On the more emotional moments it's hard not to think of Something Corporate and there are definitely sections - 'Defector' for instance - where fans of Kids In Glass Houses would raise a plucked eyebrow. There are times when the sounds could be coming from the highly stylised mouths of a boy band, and I say that not disparagingly but with the realisation that some of these songs have mammoth breakout potential. Jesus, on songs like 'Silently Screaming' you can almost taste the salt of teen girl tears.

 

And while I'm sure that the band's gigs will resemble the patronage of the Just Seventeen problem page, there is enough rock spattered throughout the album to satisfy the most ardent of melodic rock fans. I've already mentioned Simple Plan - 'High', 'Truth Hurts' and the album's title track will have you thinking of the Canadian pop punkers - but there are a couple of, dare I say it, ancient (!) bands that keep forcing their way into my thoughts when listening to the album; Gun are one, listen to 'All Of You' and opening track 'Cooking In The Kitchen' and you should understand my thinking, but the other are long-lost (and wholly underrated) LA alt rockers School Of Fish.
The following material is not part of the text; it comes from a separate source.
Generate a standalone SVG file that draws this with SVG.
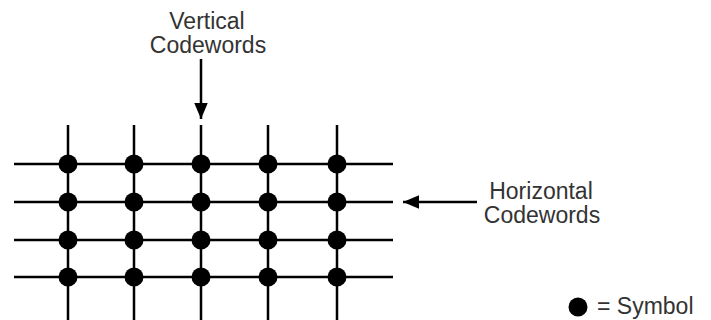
<svg xmlns="http://www.w3.org/2000/svg" width="711" height="320" viewBox="0 0 711 320">
<defs>
<style>
.ln{stroke:#000;stroke-width:2.5;fill:none}
.dot{fill:#000}
.t{font-family:"Liberation Sans",Arial,sans-serif;font-size:23px;fill:#333;text-anchor:middle}
</style>
<marker id="ah" markerWidth="6.4" markerHeight="5.4" refX="6.4" refY="2.7" orient="auto" markerUnits="strokeWidth">
<path d="M0,0 L6.4,2.7 L0,5.4 Z" fill="#000"/>
</marker>
</defs>
<rect width="711" height="320" fill="#fff"/>
<g id="connectors">
<line class="ln" x1="14" y1="164" x2="393" y2="164"/>
<line class="ln" x1="14" y1="202" x2="393" y2="202"/>
<line class="ln" x1="14" y1="240" x2="393" y2="240"/>
<line class="ln" x1="14" y1="277" x2="393" y2="277"/>
<line class="ln" x1="68" y1="125" x2="68" y2="320"/>
<line class="ln" x1="134" y1="125" x2="134" y2="320"/>
<line class="ln" x1="201" y1="125" x2="201" y2="320"/>
<line class="ln" x1="268" y1="125" x2="268" y2="320"/>
<line class="ln" x1="337" y1="125" x2="337" y2="320"/>
<line class="ln" x1="201" y1="59" x2="201" y2="119" marker-end="url(#ah)"/>
<line class="ln" x1="477" y1="202" x2="403" y2="202" marker-end="url(#ah)"/>
</g>
<g id="symbols">
<circle class="dot" cx="68" cy="164" r="9.5"/><circle class="dot" cx="134" cy="164" r="9.5"/><circle class="dot" cx="201" cy="164" r="9.5"/><circle class="dot" cx="268" cy="164" r="9.5"/><circle class="dot" cx="337" cy="164" r="9.5"/>
<circle class="dot" cx="68" cy="202" r="9.5"/><circle class="dot" cx="134" cy="202" r="9.5"/><circle class="dot" cx="201" cy="202" r="9.5"/><circle class="dot" cx="268" cy="202" r="9.5"/><circle class="dot" cx="337" cy="202" r="9.5"/>
<circle class="dot" cx="68" cy="240" r="9.5"/><circle class="dot" cx="134" cy="240" r="9.5"/><circle class="dot" cx="201" cy="240" r="9.5"/><circle class="dot" cx="268" cy="240" r="9.5"/><circle class="dot" cx="337" cy="240" r="9.5"/>
<circle class="dot" cx="68" cy="277" r="9.5"/><circle class="dot" cx="134" cy="277" r="9.5"/><circle class="dot" cx="201" cy="277" r="9.5"/><circle class="dot" cx="268" cy="277" r="9.5"/><circle class="dot" cx="337" cy="277" r="9.5"/>
</g>
<g id="vertical-label">
<text class="t" x="207" y="29">Vertical</text>
<text class="t" x="208" y="53">Codewords</text>
</g>
<g id="horizontal-label">
<text class="t" x="541" y="199">Horizontal</text>
<text class="t" x="542" y="223">Codewords</text>
</g>
<g id="legend">
<circle class="dot" cx="578" cy="307" r="9.5"/>
<text class="t" x="597" y="314" style="text-anchor:start">= Symbol</text>
</g>
</svg>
It's hard to believe that that great, self-titled School Of Fish album is now twenty years old, maybe harder to believe that it is over a decade since frontman Josh Clayton-Felt was cruelly taken from us, but I can't help but think of that late, great band when I hear songs here like 'Mercenary Man'.

 

...and that would normally be enough, mention of those bands alone would see me revisiting this album but, and this is key, I keep coming back because every day - seriously - since first hearing this album, the mystery song in my head has always been by The Crave. There are thirteen of the catchy bastards swimming around in my head and I just can't get them out. How long this will last before I want to track down each band member and mercilessly slaughter them is debatable. But until that breaking point I will keep coming back to this record and, given the chance to discover it, I am convinced that legions of other people would do the same.

 

'Breaking The Silence', available directly from the band now before a full release thisapproved_image_lrg Spring, may be a little too lightweight for some rock fans but if you live for big hooks, tearjerking ballads, whoah-ohs, simply effective riffs and sugar-coated future pop rock classics then this is the album for you. Recommended.